Judge Green ruled that Intuit’s preemption case on the California law to enforce payment of arbitration fees is not ripe because the company is not yet facing penalties for failing to pay. The judge refused to stay his ruling, noting that it will be up to the state appellate court to decide whether to grant a stay. I have no doubt that Intuit will appeal.

Keller Lenkner’s Travis Lenkner sent me an email statement on the decision: “We’re pleased that the court rejected Intuit’s sham bid for an injunction to protect it from its own arbitration clause. As the court ruled, Intuit has no chance of prevailing on its arguments. None. We look forward to arbitrating our clients’ claims.”

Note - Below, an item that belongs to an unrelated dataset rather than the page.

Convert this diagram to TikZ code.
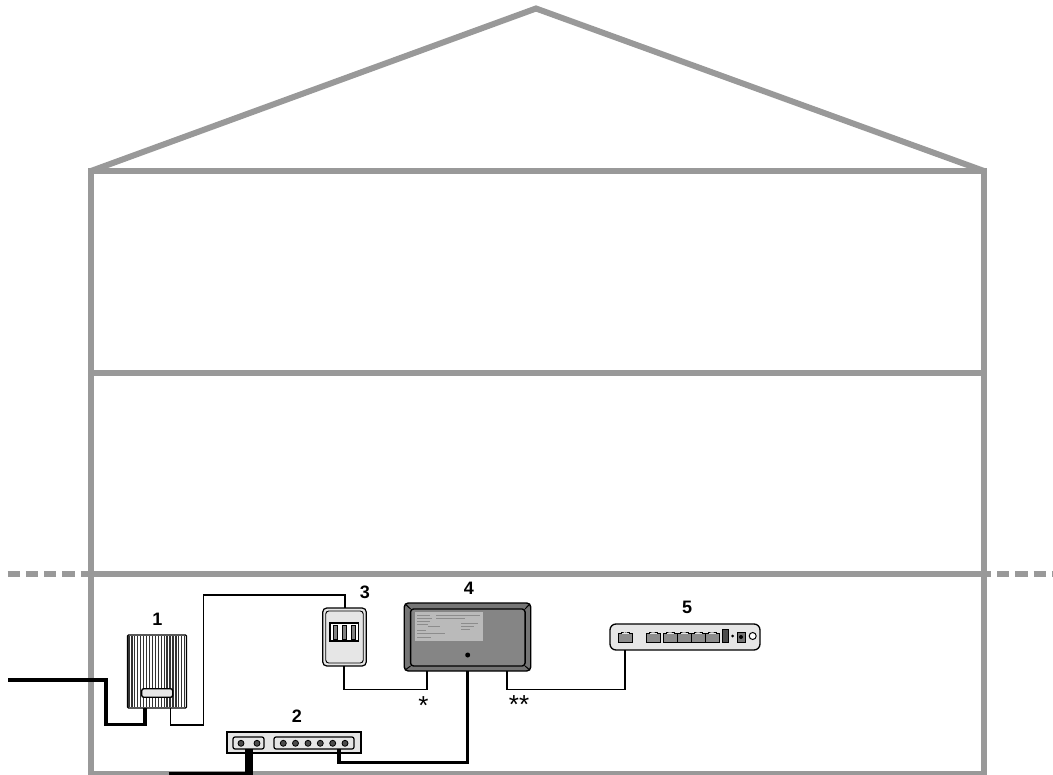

It’s possible that Intuit itself may have already realized the hard truth of Judge Green’s admonishment about class actions benefitting defendants as well as plaintiffs. On Oct. 1, Keller Lenkner filed a declaratory judgment complaint in Los Angeles Superior Court, asserting that it believes Intuit is negotiating a class action settlement of the claims its clients have brought in arbitration. “Though Intuit has spent the past year successfully compelling its customers’ consumer fraud class-action claims to individual arbitration, Intuit now seeks to reverse course and enter into a class-wide settlement,” the complaint said. “The reason for that about-face is clear: Now that Intuit faces claims from more than a handful of its customers, it has decided that it would rather resolve those customers’ claims in court, via a class-action settlement, than abide by its own agreement and proceed with the individual arbitrations it promised.”

Lenkner declined to comment on the new complaint. Intuit didn’t respond to my query about it.